In some aspects, the techniques described herein relate to a non-transitory computer readable medium, further including instructions to cause the processor to perform: stopping sending the aligned second PDUs to the logical channel; and resuming sending the first PDUs to the logical channel such that the first sequence numbers of the first PDUs maintain an order of the second sequence numbers as established prior to resuming.

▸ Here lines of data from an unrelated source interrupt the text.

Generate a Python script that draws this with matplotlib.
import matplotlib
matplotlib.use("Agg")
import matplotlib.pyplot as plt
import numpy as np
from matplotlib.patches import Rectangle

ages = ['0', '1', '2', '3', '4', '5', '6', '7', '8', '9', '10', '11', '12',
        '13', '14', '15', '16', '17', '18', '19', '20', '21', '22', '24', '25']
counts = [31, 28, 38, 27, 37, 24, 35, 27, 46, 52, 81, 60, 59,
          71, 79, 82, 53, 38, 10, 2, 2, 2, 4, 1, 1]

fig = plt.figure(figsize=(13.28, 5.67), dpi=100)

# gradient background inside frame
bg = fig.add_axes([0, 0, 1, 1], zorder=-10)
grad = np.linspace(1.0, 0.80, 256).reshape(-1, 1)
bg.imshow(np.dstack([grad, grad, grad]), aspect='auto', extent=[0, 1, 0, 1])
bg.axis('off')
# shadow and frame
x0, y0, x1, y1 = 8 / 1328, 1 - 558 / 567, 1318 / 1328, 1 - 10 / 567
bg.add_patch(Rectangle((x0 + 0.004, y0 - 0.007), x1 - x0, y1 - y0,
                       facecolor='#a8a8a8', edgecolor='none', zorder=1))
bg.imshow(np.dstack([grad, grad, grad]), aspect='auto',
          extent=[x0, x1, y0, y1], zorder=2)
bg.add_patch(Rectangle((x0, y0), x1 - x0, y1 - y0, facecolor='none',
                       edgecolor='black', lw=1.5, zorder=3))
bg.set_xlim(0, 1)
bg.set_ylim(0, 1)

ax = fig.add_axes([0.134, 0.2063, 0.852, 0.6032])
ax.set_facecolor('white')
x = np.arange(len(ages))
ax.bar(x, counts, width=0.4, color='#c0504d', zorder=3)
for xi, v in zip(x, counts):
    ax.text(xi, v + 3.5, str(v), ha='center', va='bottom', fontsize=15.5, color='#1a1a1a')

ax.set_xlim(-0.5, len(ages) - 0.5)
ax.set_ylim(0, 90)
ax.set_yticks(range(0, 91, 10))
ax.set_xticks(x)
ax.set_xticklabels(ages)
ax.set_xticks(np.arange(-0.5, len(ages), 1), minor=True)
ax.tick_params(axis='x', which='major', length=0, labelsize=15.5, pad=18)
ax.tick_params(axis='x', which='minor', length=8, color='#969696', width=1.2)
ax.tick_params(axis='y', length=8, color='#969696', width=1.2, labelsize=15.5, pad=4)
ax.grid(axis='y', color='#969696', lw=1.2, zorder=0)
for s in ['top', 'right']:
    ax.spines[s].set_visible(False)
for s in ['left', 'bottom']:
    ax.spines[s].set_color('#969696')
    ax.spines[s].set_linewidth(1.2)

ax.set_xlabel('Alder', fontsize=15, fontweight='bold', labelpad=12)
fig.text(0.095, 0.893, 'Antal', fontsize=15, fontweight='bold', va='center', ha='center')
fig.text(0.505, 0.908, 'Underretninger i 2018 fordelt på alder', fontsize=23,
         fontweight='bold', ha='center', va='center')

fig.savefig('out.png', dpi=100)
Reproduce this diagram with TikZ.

Note that in this Specification, references to various features (e.g., elements, structures, modules, components, logic, operations, functions, characteristics, etc.) included in ‘one embodiment’, ‘example embodiment’, ‘an embodiment’, ‘another embodiment’, ‘certain embodiments’, ‘some embodiments’, ‘various embodiments’, ‘other embodiments’, ‘alternative embodiment’, and the like are intended to mean that any such features are included in one or more embodiments of the present disclosure, but may or may not necessarily be combined in the same embodiments. Note also that a module, controller, function, logic or the like as used herein in this Specification, can be inclusive of an executable file comprising instructions that can be understood and processed on a server, computer, processor, machine, compute node, combinations thereof, or the like and may further include library modules loaded during execution, object files, system files, hardware logic, software logic, or any other executable modules.

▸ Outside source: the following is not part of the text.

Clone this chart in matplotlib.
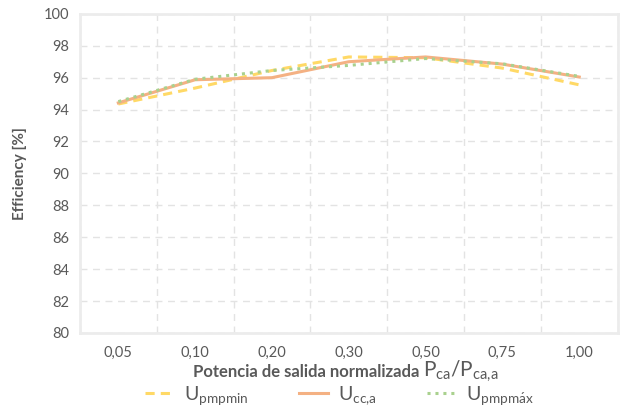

It is also noted that the operations described with reference to the preceding figures illustrate only some of the possible scenarios that may be executed by one or more entities and components discussed herein. Some of these operations may be deleted or removed where appropriate, or these steps may be modified or changed considerably without departing from the scope of the presented concepts. In addition, the timing and sequence of these operations may be altered considerably and still achieve the results taught in this disclosure. The preceding operational flows have been offered for purposes of example and discussion. Substantial flexibility is provided by the embodiments in that any suitable arrangements, chronologies, configurations, and timing mechanisms may be provided without departing from the teachings of the discussed concepts.

Additionally, unless expressly stated to the contrary, the terms ‘first’, ‘second’, ‘third’, etc., are intended to distinguish the particular nouns they modify (e.g., element, condition, module, activity, operation, etc.). Unless expressly stated to the contrary, the use of these terms is not intended to indicate any type of order, rank, importance, temporal sequence, or hierarchy of the modified noun. For example, ‘first X’ and ‘second X’ are intended to designate two ‘X’ elements that are not necessarily limited by any order, rank, importance, temporal sequence, or hierarchy of the two elements.

Each example embodiment disclosed herein has been included to present one or more different features. However, all disclosed example embodiments are designed to work together as part of a single larger system or method. This disclosure explicitly envisions compound embodiments that combine multiple previously-discussed features in different example embodiments into a single system or method.

One or more advantages described herein are not meant to suggest that any one of the embodiments described herein necessarily provides all of the described advantages or that all the embodiments of the present disclosure necessarily provide any one of the described advantages. Numerous other changes, substitutions, variations, alterations, and/or modifications may be ascertained to one skilled in the art and it is intended that the present disclosure encompass all such changes, substitutions, variations, alterations, and/or modifications as falling within the scope of the appended claims.

Although the techniques are illustrated and described herein as embodied in one or more specific examples, it is nevertheless not intended to be limited to the details shown, since various modifications and structural changes may be made within the scope and range of equivalents of the claims.

Each claim presented below represents a separate embodiment, and embodiments that combine different claims and/or different embodiments are within the scope of the disclosure and will be apparent to those of ordinary skill in the art after reviewing this disclosure.